TASK DIRECTIONS
In your copy, include every line of the listing below exactly but none of the pictures.

— BEGIN —

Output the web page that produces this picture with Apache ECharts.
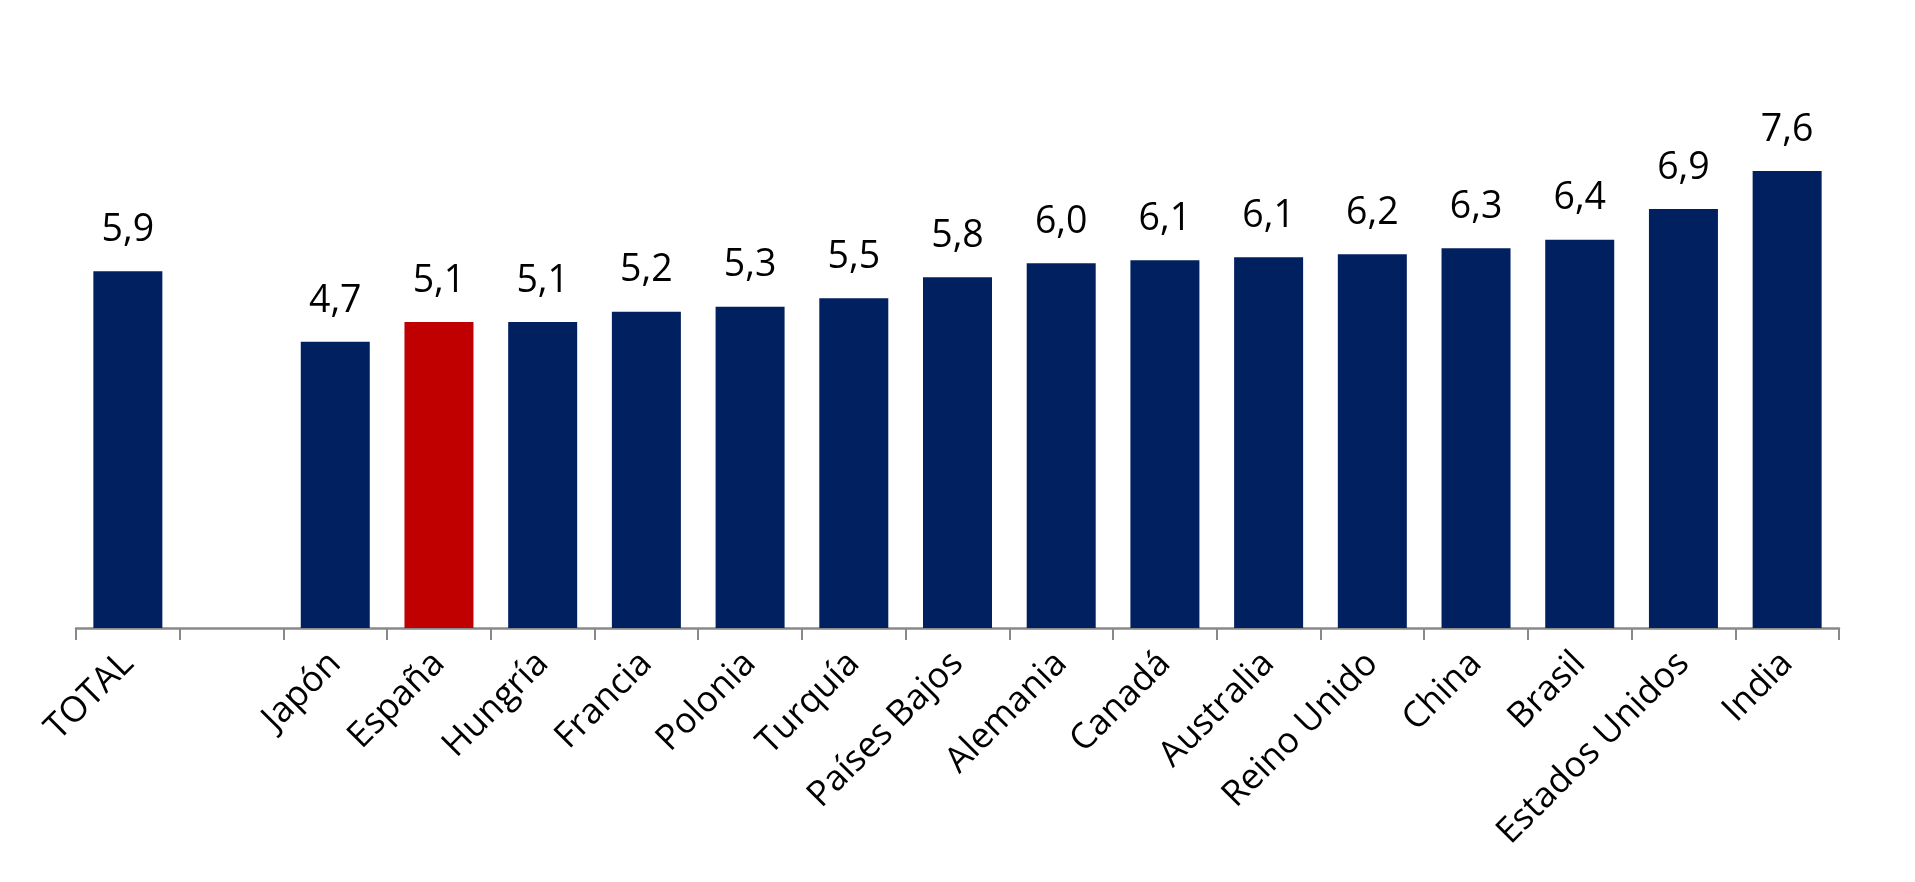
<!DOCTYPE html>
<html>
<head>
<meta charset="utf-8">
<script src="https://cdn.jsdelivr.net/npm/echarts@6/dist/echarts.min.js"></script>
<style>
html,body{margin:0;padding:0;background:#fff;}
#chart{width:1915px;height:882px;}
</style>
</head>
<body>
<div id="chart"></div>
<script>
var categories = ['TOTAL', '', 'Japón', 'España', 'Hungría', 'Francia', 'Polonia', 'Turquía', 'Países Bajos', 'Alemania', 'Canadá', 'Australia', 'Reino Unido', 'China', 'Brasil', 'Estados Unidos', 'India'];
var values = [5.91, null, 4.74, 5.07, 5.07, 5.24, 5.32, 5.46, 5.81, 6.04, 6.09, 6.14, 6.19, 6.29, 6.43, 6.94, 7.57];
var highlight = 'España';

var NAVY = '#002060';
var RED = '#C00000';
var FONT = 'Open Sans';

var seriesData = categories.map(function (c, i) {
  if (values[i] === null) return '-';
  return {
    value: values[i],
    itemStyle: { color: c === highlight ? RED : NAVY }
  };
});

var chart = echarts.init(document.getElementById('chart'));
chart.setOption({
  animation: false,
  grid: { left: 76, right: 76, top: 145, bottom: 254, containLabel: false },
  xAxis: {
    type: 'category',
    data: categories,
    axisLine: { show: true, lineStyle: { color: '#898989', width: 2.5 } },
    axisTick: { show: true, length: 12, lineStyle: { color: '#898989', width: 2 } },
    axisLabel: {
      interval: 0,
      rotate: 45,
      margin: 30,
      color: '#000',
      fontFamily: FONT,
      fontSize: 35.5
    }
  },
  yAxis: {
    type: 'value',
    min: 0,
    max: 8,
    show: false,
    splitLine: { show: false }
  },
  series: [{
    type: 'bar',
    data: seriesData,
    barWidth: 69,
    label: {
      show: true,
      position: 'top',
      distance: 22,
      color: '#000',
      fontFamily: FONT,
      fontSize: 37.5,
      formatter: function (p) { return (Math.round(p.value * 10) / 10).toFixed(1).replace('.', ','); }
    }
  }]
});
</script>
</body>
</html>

— END —

FINISHED EXERCISE
Output the web page that produces this picture with Apache ECharts.
<!DOCTYPE html>
<html>
<head>
<meta charset="utf-8">
<script src="https://cdn.jsdelivr.net/npm/echarts@6/dist/echarts.min.js"></script>
<style>
html,body{margin:0;padding:0;background:#fff;}
#chart{width:1915px;height:882px;}
</style>
</head>
<body>
<div id="chart"></div>
<script>
var categories = ['TOTAL', '', 'Japón', 'España', 'Hungría', 'Francia', 'Polonia', 'Turquía', 'Países Bajos', 'Alemania', 'Canadá', 'Australia', 'Reino Unido', 'China', 'Brasil', 'Estados Unidos', 'India'];
var values = [5.91, null, 4.74, 5.07, 5.07, 5.24, 5.32, 5.46, 5.81, 6.04, 6.09, 6.14, 6.19, 6.29, 6.43, 6.94, 7.57];
var highlight = 'España';

var NAVY = '#002060';
var RED = '#C00000';
var FONT = 'Open Sans';

var seriesData = categories.map(function (c, i) {
  if (values[i] === null) return '-';
  return {
    value: values[i],
    itemStyle: { color: c === highlight ? RED : NAVY }
  };
});

var chart = echarts.init(document.getElementById('chart'));
chart.setOption({
  animation: false,
  grid: { left: 76, right: 76, top: 145, bottom: 254, containLabel: false },
  xAxis: {
    type: 'category',
    data: categories,
    axisLine: { show: true, lineStyle: { color: '#898989', width: 2.5 } },
    axisTick: { show: true, length: 12, lineStyle: { color: '#898989', width: 2 } },
    axisLabel: {
      interval: 0,
      rotate: 45,
      margin: 30,
      color: '#000',
      fontFamily: FONT,
      fontSize: 35.5
    }
  },
  yAxis: {
    type: 'value',
    min: 0,
    max: 8,
    show: false,
    splitLine: { show: false }
  },
  series: [{
    type: 'bar',
    data: seriesData,
    barWidth: 69,
    label: {
      show: true,
      position: 'top',
      distance: 22,
      color: '#000',
      fontFamily: FONT,
      fontSize: 37.5,
      formatter: function (p) { return (Math.round(p.value * 10) / 10).toFixed(1).replace('.', ','); }
    }
  }]
});
</script>
</body>
</html>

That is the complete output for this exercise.